Nous pouvons nous rendre compte que les émotions s’éprouvent par leurs effets quotidiens, effets dont nous prenons acte par le fait que nous ne décidons pas de vivre des émotions mais qu’elles sont en général déjà là, à nous tourner autour. Nous pouvons nous lever le matin avec le corps qui tangue et la sensation de tempête sous un crâne. Rien d’anormal, ce sont les effets secondaires de l’existence. Parfois la traversée est ensoleillée et tout semble tranquille mais parfois vous êtes obligé d’être plus attentif à ce qui se passe pour cause de mal-aise avisé et persistant. C’est l’opportunité de regarder ce qui se passe dans le courant : nous pouvons apprendre à ressentir les sensations présentes et nous pouvons apprendre à prendre conscience des pensées qui se lèvent et nous font constater que le vent des émotions agite notre corps, affecte notre cœur et trouble notre esprit. Ce matin par exemple, peut-être que des sensations de colère, de tristesse, d’angoisse, de peur, etc. se sont levées avec vous jusque sous la douche, et des pensées baratinant avec brio un manque de confiance fondamental, d’estime de soi défaillant, et toutes sortes d’autres choses tout aussi désagréables les ont suivies de près et se sont mises à bourdonner autour de vous comme des mouches affairées sur un compost. Ce cortège qui vous a suivi jusqu’au petit-déjeuner bien repu n’est pas prêt de vous quitter de la journée. Cela vous a donné une humeur de chien comme on dit et une mini déprime en prime. La relation avec vous même commence bien, celle avec les autres ne tardera pas à suivre dans le même élan plombé. Méditer vise à se familiariser avec ces processus intérieurs, en nous aidant à constater : “voilà ce que je sens, voila ce que je pense, voilà comment le sens de mon identité se définit et prend forme”. Ce n’est pas pour rien que, dans la pratique régulière, on s’assoit pendant un temps donné, bloquant toute tentative de fuite extérieure, bien que toujours possible de l’intérieur. La paix est cette capacité à se familiariser avec l’expérience de vivre, plutôt que de subir, faute de mieux. Car tout ce que nous subissons lève en nous des forces d’opposition, de résistance, de conflit.
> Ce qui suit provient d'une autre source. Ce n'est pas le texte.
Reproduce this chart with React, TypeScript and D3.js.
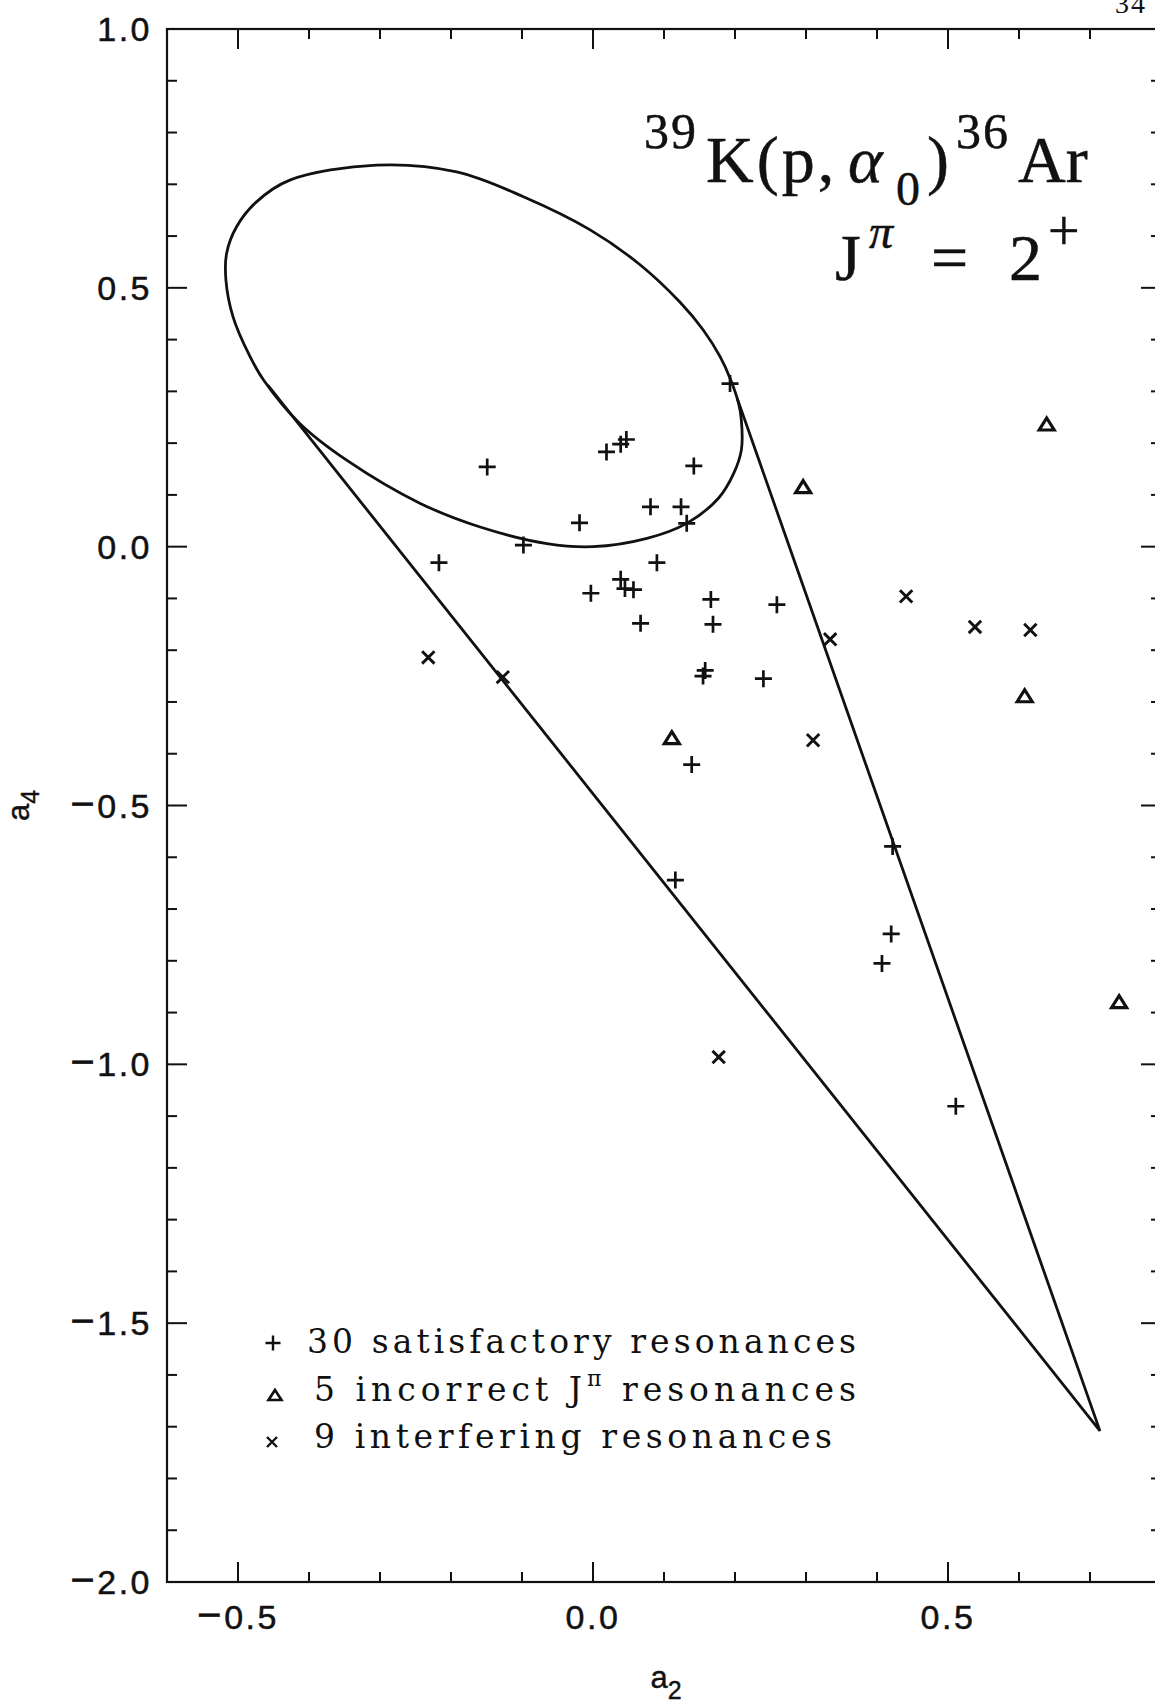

Tout commence par la douceur possible de l’espace qui se révèle lorsque nous cessons de le remplir de vains combats. Donner de l’espace manifeste l’espace déjà là. Dans cet espace a lieu la familiarisation avec la vision de ces processus : sensations/pensées/émotions qui s’agglutinent autour du sens d’un soi vécu dans la séparation d’une saisie douloureuse.
L’attention lucide, nue et dégagée opère une mise en abîme salutaire : sentir ce que l’on sent, voir ce que l’on voit, penser ce que l’on pense, ce qui, sans saisie, nous aide à apprécier l’espace et la direction que donne la vision : ne pas entretenir l’agitation, la reconnaître simplement comme un phénomène que nous vivons sans chercher à avoir prise ou contrôle ou maîtrise. La douceur de l’ouverture spacieuse suffit dans son intensité à orienter l’attention au bon endroit, à revenir à la respiration et à l’espace dégagé de l’instant. Parfois la mer est calme et à d’autres moments, à l’improviste le tonnerre gronde. Qui peut savoir d’où viendra la tourmente? à nous d’être prêt à y faire face.
Puissent les vents de la pratique nous pousser dans la bonne direction.